The eye contact problem.

Everything is to do with the eyes. And that’s not just me writing on a personal note.
There’s the saying “The eyes are the windows to the soul”. Derren Brown had a wonderful segment in one of his shows about how a liar gives themselves away. (It’s in the eyes!) Specsavers even had an advert featuring a giant eye.
As someone with Aspergers, I have a problem with eye contact. (On another ‘eye’ note-I also wear glasses.)
Eye contact is something that I have struggled with for a very long time. For instance, I NEVER understood why a teacher I had use to say “You clearly aren’t listening, because you aren’t looking at me!” (They would then gauge eye-contact, without blinking, and not letting your line of sight wonder away.)
Eye contact: I don’t make it well, and it’s one of my spectrum characteristics. I can make it, but not for very long. I also do not know when is the right time to look away, or wench is too long to look. It also feels, if someone is deliberately trying to hold my eye for longer, that it’s searing into the back of my skull. It is invasive if for too long.
Because.. eye contact is personal. And to keep eye contact has a whole host of social meaning I’m to privy to. (Are you being suggestive, intimate, trying to determine if I am guilty of some dirty trick, or trying to assert dominance?)
Whenever I am at an event, or even networking, I try to stand sideways to someone, on the pretence I can hear them better. (Well, it’s true. And I also don’t have to look them in the eye.) But if I do have to look them in the eye… I look at the top of the nose, a tactic I was taught at fifteen. Just between the eyebrows, before the eyes, near the forehead.
As a journalist, one thing I learnt to pick up on is the eyes. Are you interviewing someone? Maintaining excessive eye contact could suggest guilt that they are trying to cover up, or an air of arrogance/confidence. A lack of it could suggest nervous, a curiosity about the surrounding environment, or disinterest.
But if someone on spectrum is with you, please don’t try to force eye contact deliberately. Don’t try to pretend “they are ‘normal'” by doing it, or trying to gauge a response. It’s a trait that some people on spectrum have, after all. It’s not going away with a click of the fingers.

9 Comments

  1. January 24, 2018 / 2:53 pm

    You’re not the only one with eye contact issues. I also struggle with keeping eye contact. I honestly don’t even know why. Maybe it’s because it’s personal like you said. I honestly think it’s because I let my eyes wander and look at my surroundings, and it’s a terrible habit I’ve picked up. It’s something I’m working on though! Great post Lydia xxx
    Melina
    (ps: I’m glad you have comments up again xxx)

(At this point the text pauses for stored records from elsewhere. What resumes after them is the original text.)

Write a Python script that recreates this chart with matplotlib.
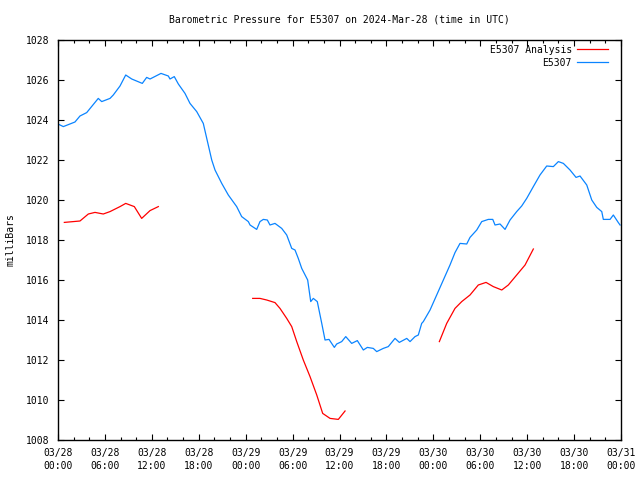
import matplotlib
matplotlib.use("Agg")
import matplotlib.pyplot as plt
from matplotlib.ticker import MultipleLocator

# hours since 2024-03-28 00:00 UTC
obs_hours = [0.0, 0.26, 0.68, 2.17, 2.81, 3.67, 5.15, 5.59, 6.65, 7.07, 7.93, 8.66, 9.43,
             10.78, 11.34, 11.77, 13.17, 14.11, 14.32, 14.87, 15.39, 16.24, 16.88, 17.74,
             18.58, 19.66, 20.08, 20.94, 21.78, 22.85, 23.49, 24.34, 24.56, 25.41, 25.83,
             26.26, 26.77, 27.11, 27.75, 28.61, 29.25, 29.89, 30.31, 30.73, 31.17, 31.93,
             32.32, 32.65, 33.16, 33.73, 34.15, 34.66, 35.34, 35.64, 36.28, 36.8, 37.56,
             38.28, 39.05, 39.56, 40.32, 40.76, 41.6, 42.24, 43.1, 43.65, 44.6, 45.02,
             45.66, 46.08, 46.51, 46.72, 47.58, 48.43, 49.28, 50.13, 50.77, 51.41, 52.27,
             52.69, 53.55, 54.19, 55.03, 55.6, 55.89, 56.53, 57.17, 57.81, 58.66, 59.3,
             59.94, 60.79, 61.64, 62.5, 63.35, 63.99, 64.63, 65.48, 66.25, 66.76, 67.62,
             68.26, 68.9, 69.54, 69.74, 70.6, 71.02, 71.66, 71.88]
obs_pressure = [1023.8, 1023.75, 1023.67, 1023.9, 1024.2, 1024.37, 1025.08, 1024.92, 1025.08,
                1025.25, 1025.7, 1026.25, 1026.05, 1025.83, 1026.13, 1026.05, 1026.33,
                1026.2, 1026.05, 1026.17, 1025.8, 1025.33, 1024.83, 1024.42, 1023.83, 1022.0,
                1021.5, 1020.83, 1020.25, 1019.67, 1019.17, 1018.92, 1018.75, 1018.53,
                1018.92, 1019.03, 1019.0, 1018.75, 1018.83, 1018.58, 1018.25, 1017.58,
                1017.5, 1017.08, 1016.58, 1016.0, 1014.92, 1015.08, 1014.92, 1013.83,
                1013.0, 1013.03, 1012.63, 1012.8, 1012.92, 1013.17, 1012.83, 1012.97,
                1012.5, 1012.63, 1012.58, 1012.42, 1012.58, 1012.67, 1013.08, 1012.88,
                1013.08, 1012.92, 1013.17, 1013.25, 1013.83, 1013.92, 1014.5, 1015.25,
                1016.0, 1016.75, 1017.37, 1017.83, 1017.8, 1018.13, 1018.5, 1018.92,
                1019.03, 1019.03, 1018.75, 1018.8, 1018.53, 1019.0, 1019.42, 1019.7,
                1020.08, 1020.67, 1021.25, 1021.7, 1021.67, 1021.92, 1021.83, 1021.5,
                1021.13, 1021.2, 1020.75, 1020.0, 1019.63, 1019.42, 1019.03, 1019.03,
                1019.25, 1018.87, 1018.75]

ana1_hours = [0.81, 2.81, 3.88, 4.73, 5.79, 6.65, 7.93, 8.66, 9.76, 10.7, 11.77, 12.83]
ana1_pressure = [1018.88, 1018.95, 1019.3, 1019.38, 1019.3, 1019.42, 1019.67, 1019.83,
                 1019.67, 1019.08, 1019.47, 1019.67]
ana2_hours = [24.9, 25.83, 26.69, 27.75, 28.39, 29.25, 29.89, 30.53, 31.37, 32.23, 33.09,
              33.85, 34.79, 35.85, 36.71]
ana2_pressure = [1015.08, 1015.08, 1015.0, 1014.87, 1014.58, 1014.08, 1013.67, 1012.92,
                 1012.0, 1011.17, 1010.25, 1009.33, 1009.08, 1009.03, 1009.45]
ana3_hours = [48.77, 49.71, 50.77, 51.63, 52.69, 53.75, 54.74, 55.67, 56.75, 57.59, 58.66,
              59.73, 60.79]
ana3_pressure = [1012.92, 1013.83, 1014.58, 1014.92, 1015.25, 1015.75, 1015.88, 1015.67,
                 1015.5, 1015.75, 1016.25, 1016.75, 1017.55]

tick_hours = [0, 6, 12, 18, 24, 30, 36, 42, 48, 54, 60, 66, 72]
tick_labels = ["03/28\n00:00", "03/28\n06:00", "03/28\n12:00", "03/28\n18:00",
               "03/29\n00:00", "03/29\n06:00", "03/29\n12:00", "03/29\n18:00",
               "03/30\n00:00", "03/30\n06:00", "03/30\n12:00", "03/30\n18:00",
               "03/31\n00:00"]

FONT = "DejaVu Sans Mono"
FS = 7.0
RED = "#ff0000"
BLUE = "#0a84ff"

fig = plt.figure(figsize=(6.4, 4.8), dpi=100)
ax = fig.add_axes([58 / 640, 40 / 480, (621 - 58) / 640, 400 / 480])

ax.plot(ana1_hours, ana1_pressure, color=RED, lw=0.9, label="E5307 Analysis")
ax.plot(ana2_hours, ana2_pressure, color=RED, lw=0.9)
ax.plot(ana3_hours, ana3_pressure, color=RED, lw=0.9)
ax.plot(obs_hours, obs_pressure, color=BLUE, lw=0.9, label="E5307")

ax.set_xlim(0, 72)
ax.set_ylim(1008, 1028)
ax.set_xticks(tick_hours)
ax.set_xticklabels(tick_labels, fontfamily=FONT, fontsize=FS, linespacing=1.35)
ax.xaxis.set_minor_locator(MultipleLocator(2))
ax.yaxis.set_major_locator(MultipleLocator(2))
for lbl in ax.get_yticklabels():
    lbl.set_fontfamily(FONT)
    lbl.set_fontsize(FS)
ax.tick_params(which="both", direction="in", top=True, right=True, width=0.8)
ax.tick_params(which="major", length=4)
ax.tick_params(axis="x", which="major", pad=6)
ax.tick_params(axis="y", which="major", pad=6)
ax.tick_params(which="minor", length=2)
for s in ax.spines.values():
    s.set_linewidth(1.0)

ax.set_ylabel("milliBars", fontfamily=FONT, fontsize=FS, labelpad=8)
fig.text((58 + 621) / 2 / 640, 1 - 19 / 480,
         "Barometric Pressure for E5307 on 2024-Mar-28 (time in UTC)",
         ha="center", va="center", fontfamily=FONT, fontsize=FS)

leg = ax.legend(loc="upper right", bbox_to_anchor=(1 - 4 / 563, 1 + 4 / 400),
                frameon=False, markerfirst=False,
                prop={"family": FONT, "size": FS}, handlelength=3.25,
                handletextpad=0.5, labelspacing=0.3, borderaxespad=0.5,
                borderpad=0.4)

fig.savefig("out.png", dpi=100)
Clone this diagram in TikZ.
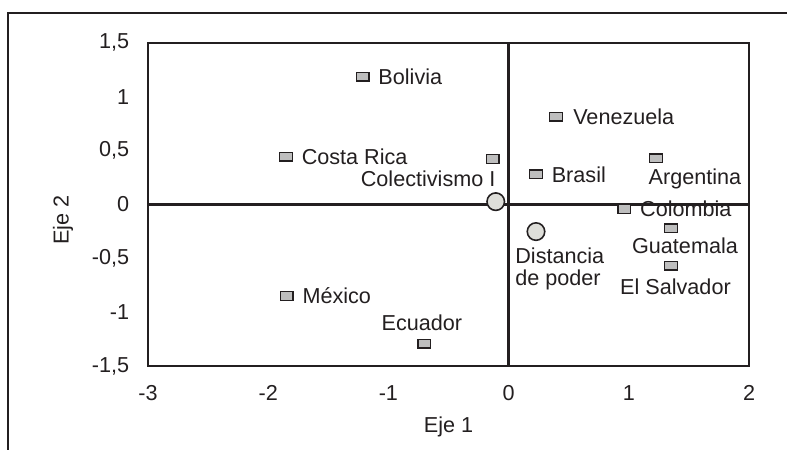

    • January 26, 2018 / 3:17 pm

      Ah, comments are back on because for some posts it seemed appropriate to turn them off. (Due to a possibility of trolling..) But if eye contact is altered, it could mean you’re more observant-rather than locking eye contact all the time..

  2. January 24, 2018 / 5:03 pm

    This is something I’ve struggled with over the years. I don’t know about you but I find it quite depressing when people say you can never trust someone who doesn’t look you in the eyes. I suppose this is ignorance on their part, but it still rankles. Anyhow, these days I tend to glance at someone periodically and for a few seconds each time when I am talking. When they speak, I concentrate on their foreheads! 😃

    • January 26, 2018 / 3:15 pm

      What I found really interesting is that lack of eye contact is seen as a sign of guilt; it can be, however it annoys me when this is the default label for someone on spectrum. (Because it isn’t always like that!)

  3. January 24, 2018 / 11:00 pm

    I have spent a lifetime trying to make eye contact while I spoke to someone because that was the ‘normal’ thing to do. Now that I know I’m autistic I understand why I couldn’t do it and now cut myself the slack to look wherever I need to. I can’t help it anyway. Being so aware of what we can’t do (but are expected to) is a recipe for discouragement, isn’t it?
    I like your conversation standing sideways idea. I’m going to have to try this!

    • January 26, 2018 / 3:13 pm

      Good luck trying it; it is a recipe for not being at all encouraging, and sometimes I wish I could change that.

  4. January 25, 2018 / 10:30 pm

    Eye contact is a tough one isn’t it. I do make eye contact with people, but it’s all thought out. I remind myself to do it and then I reach a point where I can’t do it anymore and I have to look away. Then I have to consider when to look back and because I am doing that, I am less engaged in the conversation and sometimes miss things.

    • January 26, 2018 / 3:12 pm

      Eye contact is tough, but I think that listening is the more important thing, rather than appearances.

  5. February 16, 2018 / 12:11 am

    It’s interesting that it’s assumed you’re not listening. I’d like to think there is more education around asd now. Thanks to open and honest people like yourself!